** Records from a data source **
— begin —

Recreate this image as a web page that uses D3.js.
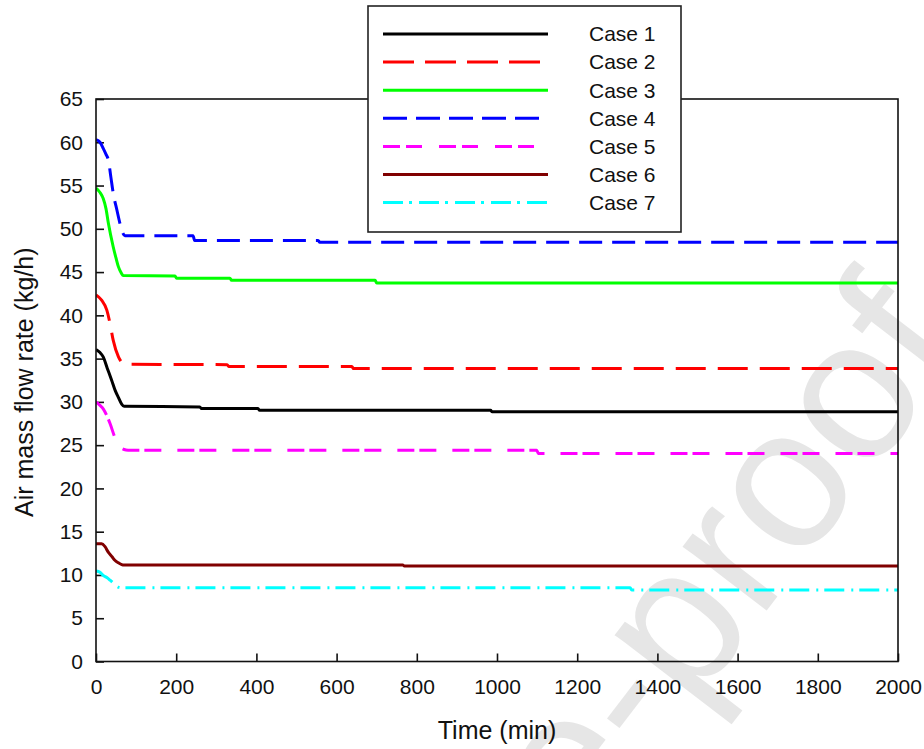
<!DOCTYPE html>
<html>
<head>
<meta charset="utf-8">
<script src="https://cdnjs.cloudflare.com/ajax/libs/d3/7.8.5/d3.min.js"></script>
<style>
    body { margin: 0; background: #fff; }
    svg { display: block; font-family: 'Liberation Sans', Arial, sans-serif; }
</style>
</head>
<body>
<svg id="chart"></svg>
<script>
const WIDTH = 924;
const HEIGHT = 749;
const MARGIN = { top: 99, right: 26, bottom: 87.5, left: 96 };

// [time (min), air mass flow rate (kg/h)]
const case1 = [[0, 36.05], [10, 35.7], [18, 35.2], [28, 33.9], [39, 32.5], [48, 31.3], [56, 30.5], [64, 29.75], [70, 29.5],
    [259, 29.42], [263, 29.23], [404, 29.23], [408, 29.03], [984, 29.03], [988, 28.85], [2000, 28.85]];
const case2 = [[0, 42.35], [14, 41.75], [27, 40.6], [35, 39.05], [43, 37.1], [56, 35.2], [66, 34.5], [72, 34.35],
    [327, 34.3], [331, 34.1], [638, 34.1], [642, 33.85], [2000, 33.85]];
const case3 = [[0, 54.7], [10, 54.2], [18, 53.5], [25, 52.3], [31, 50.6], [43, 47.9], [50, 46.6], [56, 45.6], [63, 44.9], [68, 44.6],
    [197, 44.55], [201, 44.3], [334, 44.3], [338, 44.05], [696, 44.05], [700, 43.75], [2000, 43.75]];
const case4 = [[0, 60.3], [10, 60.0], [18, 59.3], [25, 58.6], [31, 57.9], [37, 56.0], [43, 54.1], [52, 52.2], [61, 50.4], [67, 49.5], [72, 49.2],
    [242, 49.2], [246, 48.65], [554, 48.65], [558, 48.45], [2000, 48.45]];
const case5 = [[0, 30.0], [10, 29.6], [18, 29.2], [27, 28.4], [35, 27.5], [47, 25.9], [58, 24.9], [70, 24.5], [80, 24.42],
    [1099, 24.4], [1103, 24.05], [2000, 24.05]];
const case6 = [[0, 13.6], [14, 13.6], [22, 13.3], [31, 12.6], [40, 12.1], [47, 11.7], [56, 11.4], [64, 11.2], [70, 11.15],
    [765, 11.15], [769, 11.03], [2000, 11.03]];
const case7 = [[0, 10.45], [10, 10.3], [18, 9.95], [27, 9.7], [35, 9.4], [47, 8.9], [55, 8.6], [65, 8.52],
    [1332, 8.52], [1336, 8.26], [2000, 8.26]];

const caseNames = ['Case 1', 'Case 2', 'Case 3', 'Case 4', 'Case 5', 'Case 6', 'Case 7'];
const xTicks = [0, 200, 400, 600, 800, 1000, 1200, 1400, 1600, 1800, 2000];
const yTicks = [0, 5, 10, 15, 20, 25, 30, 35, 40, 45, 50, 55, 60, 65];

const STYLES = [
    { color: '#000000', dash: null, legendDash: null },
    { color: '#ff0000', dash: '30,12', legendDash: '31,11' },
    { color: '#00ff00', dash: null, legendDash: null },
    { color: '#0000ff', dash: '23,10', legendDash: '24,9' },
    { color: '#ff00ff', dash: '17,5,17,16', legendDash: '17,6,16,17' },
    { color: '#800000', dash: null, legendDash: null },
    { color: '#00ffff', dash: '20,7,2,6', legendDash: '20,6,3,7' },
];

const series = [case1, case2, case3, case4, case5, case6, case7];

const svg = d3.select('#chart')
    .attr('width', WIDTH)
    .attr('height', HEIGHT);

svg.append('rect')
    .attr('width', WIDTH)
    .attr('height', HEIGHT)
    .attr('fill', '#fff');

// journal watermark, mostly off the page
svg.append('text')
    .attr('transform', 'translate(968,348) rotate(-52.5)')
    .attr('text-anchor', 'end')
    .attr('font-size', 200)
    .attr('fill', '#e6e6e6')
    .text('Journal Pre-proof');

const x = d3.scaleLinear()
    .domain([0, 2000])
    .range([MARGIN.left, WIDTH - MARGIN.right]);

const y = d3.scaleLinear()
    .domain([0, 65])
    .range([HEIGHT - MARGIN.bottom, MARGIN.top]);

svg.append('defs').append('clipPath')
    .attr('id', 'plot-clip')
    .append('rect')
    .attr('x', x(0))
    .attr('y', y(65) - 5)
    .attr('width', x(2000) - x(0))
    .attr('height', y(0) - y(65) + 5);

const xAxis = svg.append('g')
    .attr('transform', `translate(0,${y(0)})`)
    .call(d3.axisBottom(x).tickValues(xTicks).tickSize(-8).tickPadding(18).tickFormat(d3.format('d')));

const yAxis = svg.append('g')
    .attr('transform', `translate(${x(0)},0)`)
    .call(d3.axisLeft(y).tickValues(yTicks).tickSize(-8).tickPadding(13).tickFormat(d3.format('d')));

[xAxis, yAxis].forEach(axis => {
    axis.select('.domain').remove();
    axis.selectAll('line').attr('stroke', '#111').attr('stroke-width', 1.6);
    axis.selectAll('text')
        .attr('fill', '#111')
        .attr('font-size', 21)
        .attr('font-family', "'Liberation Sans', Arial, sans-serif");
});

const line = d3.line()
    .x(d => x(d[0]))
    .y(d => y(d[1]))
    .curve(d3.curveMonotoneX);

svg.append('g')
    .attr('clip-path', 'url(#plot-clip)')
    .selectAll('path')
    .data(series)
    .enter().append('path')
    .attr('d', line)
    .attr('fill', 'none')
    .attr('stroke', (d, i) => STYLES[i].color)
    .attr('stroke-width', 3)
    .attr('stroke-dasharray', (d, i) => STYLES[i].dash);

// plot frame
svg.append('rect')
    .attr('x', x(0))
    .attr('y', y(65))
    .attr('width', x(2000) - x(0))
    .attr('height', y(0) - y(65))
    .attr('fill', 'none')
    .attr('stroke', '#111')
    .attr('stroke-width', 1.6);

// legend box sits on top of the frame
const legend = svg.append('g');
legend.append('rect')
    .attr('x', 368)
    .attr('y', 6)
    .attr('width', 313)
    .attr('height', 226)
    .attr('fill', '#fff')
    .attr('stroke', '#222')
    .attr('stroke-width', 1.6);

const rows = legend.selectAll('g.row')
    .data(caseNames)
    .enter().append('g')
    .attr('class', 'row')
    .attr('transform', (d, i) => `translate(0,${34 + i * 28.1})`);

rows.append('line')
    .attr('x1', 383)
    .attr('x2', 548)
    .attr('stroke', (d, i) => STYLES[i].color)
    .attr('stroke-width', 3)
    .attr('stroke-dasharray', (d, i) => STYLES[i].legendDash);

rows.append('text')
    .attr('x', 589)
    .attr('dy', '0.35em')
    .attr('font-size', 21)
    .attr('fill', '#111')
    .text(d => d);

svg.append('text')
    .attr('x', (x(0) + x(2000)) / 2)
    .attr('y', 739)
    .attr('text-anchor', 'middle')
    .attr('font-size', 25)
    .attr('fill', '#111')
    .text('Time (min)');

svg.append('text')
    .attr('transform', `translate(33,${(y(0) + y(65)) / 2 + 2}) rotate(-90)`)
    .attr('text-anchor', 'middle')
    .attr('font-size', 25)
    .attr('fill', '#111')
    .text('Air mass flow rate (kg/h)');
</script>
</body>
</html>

— end —
— begin —

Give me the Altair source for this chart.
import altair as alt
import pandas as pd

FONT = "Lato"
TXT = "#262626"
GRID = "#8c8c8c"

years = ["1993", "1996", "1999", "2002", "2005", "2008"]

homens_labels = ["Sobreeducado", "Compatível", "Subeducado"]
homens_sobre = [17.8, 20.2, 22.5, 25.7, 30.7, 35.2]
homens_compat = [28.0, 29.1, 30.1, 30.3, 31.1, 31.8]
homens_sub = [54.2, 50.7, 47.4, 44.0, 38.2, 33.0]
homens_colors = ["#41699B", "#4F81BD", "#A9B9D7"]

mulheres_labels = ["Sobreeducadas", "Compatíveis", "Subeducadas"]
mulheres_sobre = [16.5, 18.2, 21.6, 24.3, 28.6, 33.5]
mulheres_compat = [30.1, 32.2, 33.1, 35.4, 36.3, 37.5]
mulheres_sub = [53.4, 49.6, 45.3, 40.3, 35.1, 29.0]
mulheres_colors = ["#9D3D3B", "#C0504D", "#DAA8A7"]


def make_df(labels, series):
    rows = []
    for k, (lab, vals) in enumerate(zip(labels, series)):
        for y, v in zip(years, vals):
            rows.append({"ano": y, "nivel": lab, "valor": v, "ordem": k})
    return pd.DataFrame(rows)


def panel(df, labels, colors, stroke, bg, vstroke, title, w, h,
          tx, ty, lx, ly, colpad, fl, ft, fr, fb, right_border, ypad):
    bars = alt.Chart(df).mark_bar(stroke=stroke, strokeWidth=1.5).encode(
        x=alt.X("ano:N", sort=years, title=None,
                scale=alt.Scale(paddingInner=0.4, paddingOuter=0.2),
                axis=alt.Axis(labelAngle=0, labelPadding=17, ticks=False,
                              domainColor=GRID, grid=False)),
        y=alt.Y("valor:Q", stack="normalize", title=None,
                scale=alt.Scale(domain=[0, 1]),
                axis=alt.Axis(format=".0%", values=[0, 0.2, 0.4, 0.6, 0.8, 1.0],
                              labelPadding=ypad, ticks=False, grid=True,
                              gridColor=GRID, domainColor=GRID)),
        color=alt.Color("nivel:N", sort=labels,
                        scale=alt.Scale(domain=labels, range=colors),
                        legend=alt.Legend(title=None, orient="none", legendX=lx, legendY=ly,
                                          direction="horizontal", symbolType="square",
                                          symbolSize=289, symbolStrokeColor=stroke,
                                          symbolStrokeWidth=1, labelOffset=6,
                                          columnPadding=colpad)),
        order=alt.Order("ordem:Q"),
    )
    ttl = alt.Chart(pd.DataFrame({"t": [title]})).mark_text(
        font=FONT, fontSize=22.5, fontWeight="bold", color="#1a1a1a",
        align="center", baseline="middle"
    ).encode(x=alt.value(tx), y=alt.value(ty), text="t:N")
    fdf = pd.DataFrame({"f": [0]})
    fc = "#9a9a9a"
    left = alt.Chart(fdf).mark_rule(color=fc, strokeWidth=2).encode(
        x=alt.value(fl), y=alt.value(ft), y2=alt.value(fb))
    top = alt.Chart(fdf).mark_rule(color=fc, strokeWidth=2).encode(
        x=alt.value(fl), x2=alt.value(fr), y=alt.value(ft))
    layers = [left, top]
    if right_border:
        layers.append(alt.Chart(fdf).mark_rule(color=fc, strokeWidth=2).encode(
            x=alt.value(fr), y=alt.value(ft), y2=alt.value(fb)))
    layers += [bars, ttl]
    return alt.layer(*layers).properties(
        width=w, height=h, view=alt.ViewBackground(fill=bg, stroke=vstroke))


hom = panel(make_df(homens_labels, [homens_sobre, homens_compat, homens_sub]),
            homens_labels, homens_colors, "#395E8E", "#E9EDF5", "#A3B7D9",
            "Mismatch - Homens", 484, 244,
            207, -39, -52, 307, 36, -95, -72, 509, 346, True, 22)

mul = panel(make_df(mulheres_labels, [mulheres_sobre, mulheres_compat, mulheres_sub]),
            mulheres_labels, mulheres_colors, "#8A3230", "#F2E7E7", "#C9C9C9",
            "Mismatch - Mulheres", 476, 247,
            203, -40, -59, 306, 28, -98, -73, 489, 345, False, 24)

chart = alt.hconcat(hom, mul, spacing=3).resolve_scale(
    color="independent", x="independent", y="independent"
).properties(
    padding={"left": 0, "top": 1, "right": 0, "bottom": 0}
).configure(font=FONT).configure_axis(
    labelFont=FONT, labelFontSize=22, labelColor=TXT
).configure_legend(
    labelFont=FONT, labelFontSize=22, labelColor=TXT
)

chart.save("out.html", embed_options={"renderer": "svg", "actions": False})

— end —

** Problem to work on **
Only the stretch from the line with "Recreate this image" through the line with "87.5, left: 96" should be copied, exactly and with both ends. Drop the pictures.

** Complete answer **
Recreate this image as a web page that uses D3.js.
<!DOCTYPE html>
<html>
<head>
<meta charset="utf-8">
<script src="https://cdnjs.cloudflare.com/ajax/libs/d3/7.8.5/d3.min.js"></script>
<style>
    body { margin: 0; background: #fff; }
    svg { display: block; font-family: 'Liberation Sans', Arial, sans-serif; }
</style>
</head>
<body>
<svg id="chart"></svg>
<script>
const WIDTH = 924;
const HEIGHT = 749;
const MARGIN = { top: 99, right: 26, bottom: 87.5, left: 96 };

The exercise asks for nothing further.